### Recorded information ###

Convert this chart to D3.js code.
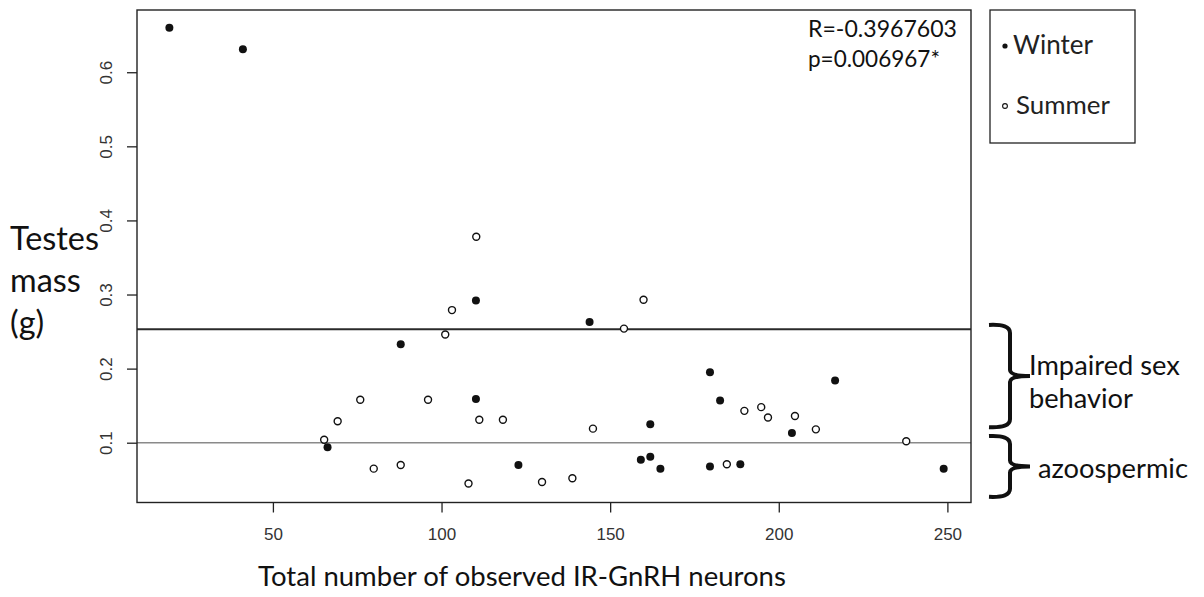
<!DOCTYPE html>
<html>
<head>
<meta charset="utf-8">
<script src="https://cdn.jsdelivr.net/npm/d3@7"></script>
<style>
  html, body { margin: 0; padding: 0; background: #fff; }
  svg { display: block; }
</style>
</head>
<body>
<svg id="chart" width="1204" height="597"></svg>
<script>
// ---------------- data ----------------
const winterX = [19.3, 41.1, 110.2, 87.9, 143.9, 110.2, 161.9, 66.2, 122.8, 159.1, 161.9, 164.9, 179.6, 182.6, 216.7, 203.9, 179.6, 188.6, 248.9];
const winterY = [0.660, 0.631, 0.292, 0.233, 0.263, 0.159, 0.125, 0.094, 0.070, 0.077, 0.081, 0.065, 0.195, 0.157, 0.184, 0.113, 0.068, 0.071, 0.065];
const summerX = [110.3, 103.1, 101.1, 154.1, 159.9, 75.9, 96.0, 69.2, 111.2, 118.2, 144.9, 65.2, 79.9, 87.9, 108.0, 129.8, 138.8, 189.8, 194.8, 196.8, 204.8, 211.0, 237.8, 184.6];
const summerY = [0.378, 0.279, 0.246, 0.254, 0.293, 0.158, 0.158, 0.129, 0.131, 0.131, 0.119, 0.104, 0.065, 0.070, 0.045, 0.047, 0.052, 0.143, 0.148, 0.134, 0.136, 0.118, 0.102, 0.071];
const xTicks = [50, 100, 150, 200, 250];
const yTicks = [0.1, 0.2, 0.3, 0.4, 0.5, 0.6];
const thresholds = [0.253, 0.1];
const braceRanges = [[0.259, 0.121], [0.109, 0.027]];
const braceLabels = [["Impaired sex", "behavior"], ["azoospermic"]];
const legendLabels = ["Winter", "Summer"];
const statLines = ["R=-0.3967603", "p=0.006967*"];
const xTitle = "Total number of observed IR-GnRH neurons";
const yTitle = ["Testes", "mass", "(g)"];

// ---------------- layout ----------------
const svg = d3.select("#chart");
const L = 137, R = 971, T = 10, B = 502.5;
const x = d3.scaleLinear().domain([9.7, 257]).range([L, R]);
const y = d3.scaleLinear().domain([0.0193, 0.684]).range([B, T]);
const calib = "Lato, 'Open Sans', sans-serif";
const tickFont = "'Liberation Sans', Arial, sans-serif";

function fit(sel, w) {
  sel.each(function () {
    const n = this;
    const fs = parseFloat(n.getAttribute("font-size"));
    const len = n.getComputedTextLength();
    if (len > 0) n.setAttribute("font-size", (fs * w / len).toFixed(2));
  });
}

// threshold lines
svg.append("g").selectAll("line").data(thresholds).join("line")
  .attr("x1", L).attr("x2", R)
  .attr("y1", d => y(d)).attr("y2", d => y(d))
  .attr("stroke", (d, i) => i === 0 ? "#2a2a2a" : "#8a8a8a")
  .attr("stroke-width", (d, i) => i === 0 ? 2 : 1.6);

// frame
svg.append("rect").attr("x", L).attr("y", T).attr("width", R - L).attr("height", B - T)
  .attr("fill", "none").attr("stroke", "#222").attr("stroke-width", 1.4);

// x axis
const gx = svg.append("g").attr("transform", `translate(0,${B})`)
  .call(d3.axisBottom(x).tickValues(xTicks).tickSize(10).tickPadding(15).tickFormat(d3.format("d")));
gx.select(".domain").remove();
gx.selectAll(".tick line").attr("stroke", "#222").attr("stroke-width", 1.3);
gx.selectAll(".tick text").attr("font-family", tickFont).attr("font-size", 17).attr("fill", "#333");

// y axis
const gy = svg.append("g").attr("transform", `translate(${L},0)`)
  .call(d3.axisLeft(y).tickValues(yTicks).tickSize(10).tickFormat(d3.format(".1f")));
gy.select(".domain").remove();
gy.selectAll(".tick line").attr("stroke", "#222").attr("stroke-width", 1.3);
gy.selectAll(".tick text")
  .attr("font-family", tickFont).attr("font-size", 17).attr("fill", "#333")
  .attr("text-anchor", "middle").attr("dy", null).attr("x", null)
  .attr("transform", "translate(-25,0) rotate(-90)");

// points
const winter = winterX.map((v, i) => [v, winterY[i]]);
const summer = summerX.map((v, i) => [v, summerY[i]]);
svg.append("g").selectAll("circle").data(summer).join("circle")
  .attr("cx", d => x(d[0])).attr("cy", d => y(d[1])).attr("r", 3.5)
  .attr("fill", "#fff").attr("stroke", "#111").attr("stroke-width", 1.4);
svg.append("g").selectAll("circle").data(winter).join("circle")
  .attr("cx", d => x(d[0])).attr("cy", d => y(d[1])).attr("r", 4)
  .attr("fill", "#111");

// stats text
const st = svg.append("g").selectAll("text").data(statLines).join("text")
  .attr("x", 808).attr("y", (d, i) => 37 + i * 30)
  .attr("font-family", calib).attr("font-size", 18).attr("fill", "#111")
  .text(d => d);
fit(st.filter((d, i) => i === 0), 149);
fit(st.filter((d, i) => i === 1), 132);

// legend
svg.append("rect").attr("x", 990).attr("y", 10).attr("width", 145).attr("height", 133)
  .attr("fill", "#fff").attr("stroke", "#222").attr("stroke-width", 1.3);
const lg = svg.append("g").selectAll("g").data(legendLabels).join("g")
  .attr("transform", (d, i) => `translate(0,${i * 60})`);
lg.append("circle").attr("cx", 1005).attr("cy", 46)
  .attr("r", (d, i) => i === 0 ? 2.6 : 2.4)
  .attr("fill", (d, i) => i === 0 ? "#111" : "#fff")
  .attr("stroke", "#111").attr("stroke-width", (d, i) => i === 0 ? 0 : 1.1);
const lt = lg.append("text").attr("x", (d, i) => i === 0 ? 1013 : 1016).attr("y", 54)
  .attr("font-family", calib).attr("font-size", 20).attr("fill", "#222").text(d => d);
fit(lt.filter((d, i) => i === 0), 80);
fit(lt.filter((d, i) => i === 1), 94);

// braces
function bracePath(x0, y0, y1) {
  const xb = x0 + 21, xt = x0 + 41, ym = (y0 + y1) / 2, p = d3.path();
  p.moveTo(x0, y0);
  p.quadraticCurveTo(xb, y0 - 1, xb, y0 + 8);
  p.lineTo(xb, ym - 6);
  p.quadraticCurveTo(xb, ym, xt, ym);
  p.quadraticCurveTo(xb, ym, xb, ym + 6);
  p.lineTo(xb, y1 - 8);
  p.quadraticCurveTo(xb, y1 + 1, x0, y1);
  return p.toString();
}
svg.append("g").selectAll("path").data(braceRanges).join("path")
  .attr("d", d => bracePath(989, y(d[0]), y(d[1])))
  .attr("fill", "none").attr("stroke", "#111").attr("stroke-width", 4).attr("stroke-linecap", "butt");

const bt = svg.append("g");
const t1 = bt.append("text").attr("x", 1029).attr("y", 375).attr("font-family", calib)
  .attr("font-size", 24).attr("fill", "#111").text(braceLabels[0][0]);
fit(t1, 151);
const t2 = bt.append("text").attr("x", 1029).attr("y", 408).attr("font-family", calib)
  .attr("font-size", 24).attr("fill", "#111").text(braceLabels[0][1]);
fit(t2, 104);
const t3 = bt.append("text").attr("x", 1038).attr("y", 478).attr("font-family", calib)
  .attr("font-size", 24).attr("fill", "#111").text(braceLabels[1][0]);
fit(t3, 150);

// axis titles
const xt = svg.append("text").attr("x", 522).attr("y", 586).attr("text-anchor", "middle")
  .attr("font-family", calib).attr("font-size", 24).attr("fill", "#111").text(xTitle);
fit(xt, 528);

const yt = svg.append("g").selectAll("text").data(yTitle).join("text")
  .attr("x", 10).attr("y", (d, i) => 250 + i * 42)
  .attr("font-family", calib).attr("font-size", 26).attr("fill", "#111").text(d => d);
fit(yt.filter((d, i) => i === 0), 89);
const fsY = yt.filter((d, i) => i === 0).attr("font-size");
yt.attr("font-size", fsY);
</script>
</body>
</html>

###

Prompt
Filter the data, keeping only the lines that contain "this".

Output of the exercise
Convert this chart to D3.js code.
    const n = this;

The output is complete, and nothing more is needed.